Saturday, December 22, 2007

My Problem With Authority

I started thinking today about the past 30 years. One thing occurred to me: my entire life, right down to the moment of my birth, has been about defying convention and authority. In truth, I'm convinced that the problem with authority is genetic. See, I was born 30 years ago today, and I am aware that it was to two people who had problems accepting the status quo. So, below is a list of things that lead up to me, and what was expected to happen.
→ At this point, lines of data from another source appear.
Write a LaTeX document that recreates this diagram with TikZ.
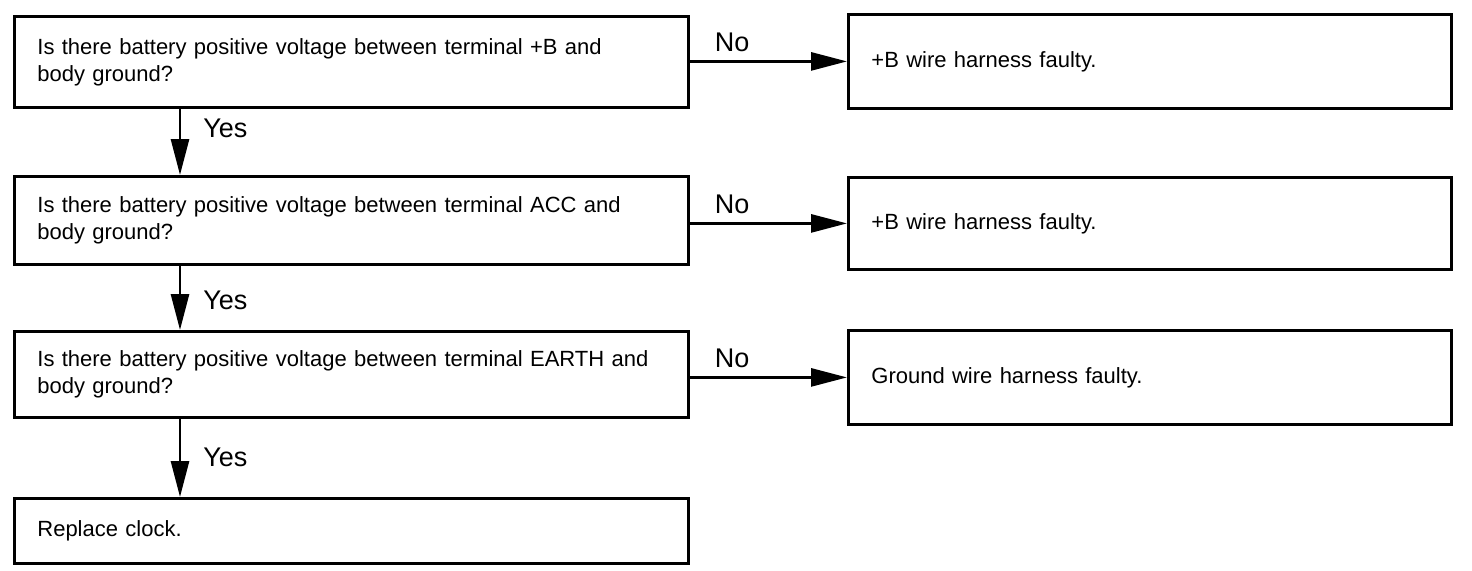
\documentclass[tikz,border=0pt]{standalone}
\usepackage{fontspec}
\setmainfont{Liberation Sans}
\usetikzlibrary{positioning}
\usetikzlibrary{arrows.meta}
\tikzset{
  qbox/.style={draw, line width=1.4pt, anchor=north west, minimum width=337pt,
    text width=314pt, align=left, inner xsep=11.5pt,
    font=\fontsize{11}{13.5}\selectfont},
  rbox/.style={qbox, minimum width=301.5pt, text width=278.5pt},
  arr/.style={line width=1.4pt, -{Triangle[length=18pt,width=9pt]}},
  lbl/.style={font=\fontsize{13.5}{15}\selectfont, inner sep=1pt}
}

\begin{document}
\begin{tikzpicture}[x=0.5pt,y=-0.5pt]
      \fill[white] (0,0) rectangle (1472,570);

      % questions
      \node[qbox, minimum height=45.5pt] (q1) at (13,15)
        {Is there battery positive voltage between terminal +B and\\ body ground?};
      \node[qbox, minimum height=44pt] (q2) at (13,175)
        {Is there battery positive voltage between terminal ACC and\\ body ground?};
      \node[qbox, minimum height=43pt] (q3) at (13,330)
        {Is there battery positive voltage between terminal EARTH and\\ body ground?};
      \node[qbox, minimum height=32.5pt] (q4) at (13,497) {Replace clock.};

      % results
      \node[rbox, minimum height=47pt] (r1) at (847,13) {+B wire harness faulty.};
      \node[rbox, minimum height=46pt] (r2) at (847,176) {+B wire harness faulty.};
      \node[rbox, minimum height=47pt] (r3) at (847,329) {Ground wire harness faulty.};

      \coordinate (yescol) at (180,0);

      \draw[arr] (q1.south -| yescol) -- node[lbl, right=10pt, pos=.29] {Yes} (q2.north -| yescol);
      \draw[arr] (q2.south -| yescol) -- node[lbl, right=10pt, pos=.54] {Yes} (q3.north -| yescol);
      \draw[arr] (q3.south -| yescol) -- node[lbl, right=10pt, pos=.49] {Yes} (q4.north -| yescol);

      \draw[arr] (q1.east |- r1.west) -- node[lbl, above=3pt, pos=.27] {No} (r1.west);
      \draw[arr] (q2.east |- r2.west) -- node[lbl, above=3pt, pos=.27] {No} (r2.west);
      \draw[arr] (q3.east |- r3.west) -- node[lbl, above=3pt, pos=.27] {No} (r3.west);
\end{tikzpicture}
\end{document}
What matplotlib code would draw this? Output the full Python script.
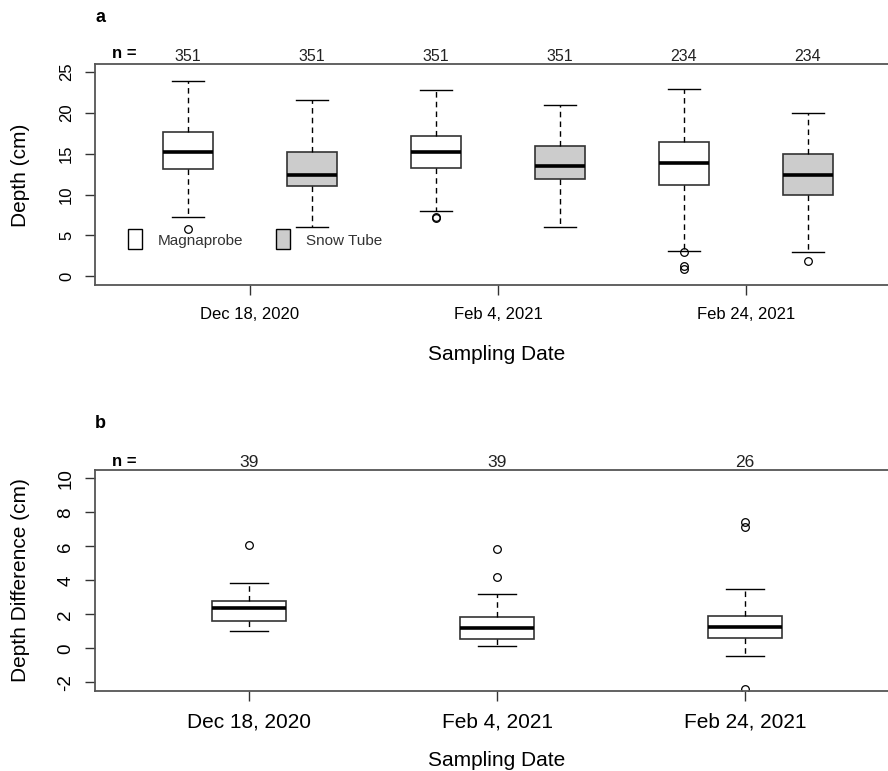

My father had problems with the entire concept of convention. When most people who grew up when he did knew that they would be married once, that was clearly a sign to him that divorce and infidelity was an option. He was married four times (that the family knows of), and for a while, two of those marriages was concurrent. The Christian faith says to marry once, the Islamic faith says that polygamy is accepted. He was born and raised Christian. He met his concurrent wife (at the time) while in an Islamic nation. The entire time he was married, to all of his wives, he clearly had no problems with potentially leaving a few other genetic markers around. Officially, I am his fifth child and only known son. Unofficially, I am his only known son, but that could be an entirely different matter in truth as he clearly had his share of mistresses. Dad, thanks for defying convention. And then, for your fourth (known) marriage, you had to go out and find my mother. Oh, and when most men have given up on reproduction, you conceived me in your 57th year, and I was born just short of your 58th.

My mother was always too darned smart for her own good. She was four when she started first grade. She ended up being the only daughter of her parents who fled the authority of the Chinese cultural revolution and ended up in the Dutch-Islamic colony of Indonesia. And then, with a mother that had converted to Islam, she managed to grow up Catholic. Oh, and if that wouldn't defy convention enough, you had to marry this American.

Now, when most people talk about jungle fever, they think of interracial cross-pollination. Nope, not only did my parents who came from two entirely different cultures, but two entirely different socio-economic backgrounds, meet, they met in the jungles of East Kalimantan or what is commonly known as Borneo. Yep, I am a direct result of a nasty and horribly literal case of jungle fever.

Then of course, is the fact that I was scheduled to be born on Christmas day. In fact, I was scheduled to be the fourth generation in a row on my mother's direct line to be born on Christmas. Oops. I clearly decided that being born on that day wouldn't do. Also, I would have been the only male born of that line to be born on that day. Yep, that clearly wouldn't do either. So while convention would have dictated that I would have either been born in Asia or the States, I had to be born three days early and in Europe. Oh, and while most are born either by Caesarian or in a completely natural way, I had to be induced. Apparently, the extra three days without being induced would have been quite fatal to my mother. Then of course, after I was born, she made the decision that though I was born to carry two passports as a subject of the Queen and as an American, she insured that I would carry only an American passport. Of course, mother would insist that I speak Oxford at home, even though I was being reared in the states.

I gotta tell you, thirty years of defying convention and authority is clearly in my blood. Yup, I attribute all of it to my unconventional circumstances. May the next thirty years be just as odd.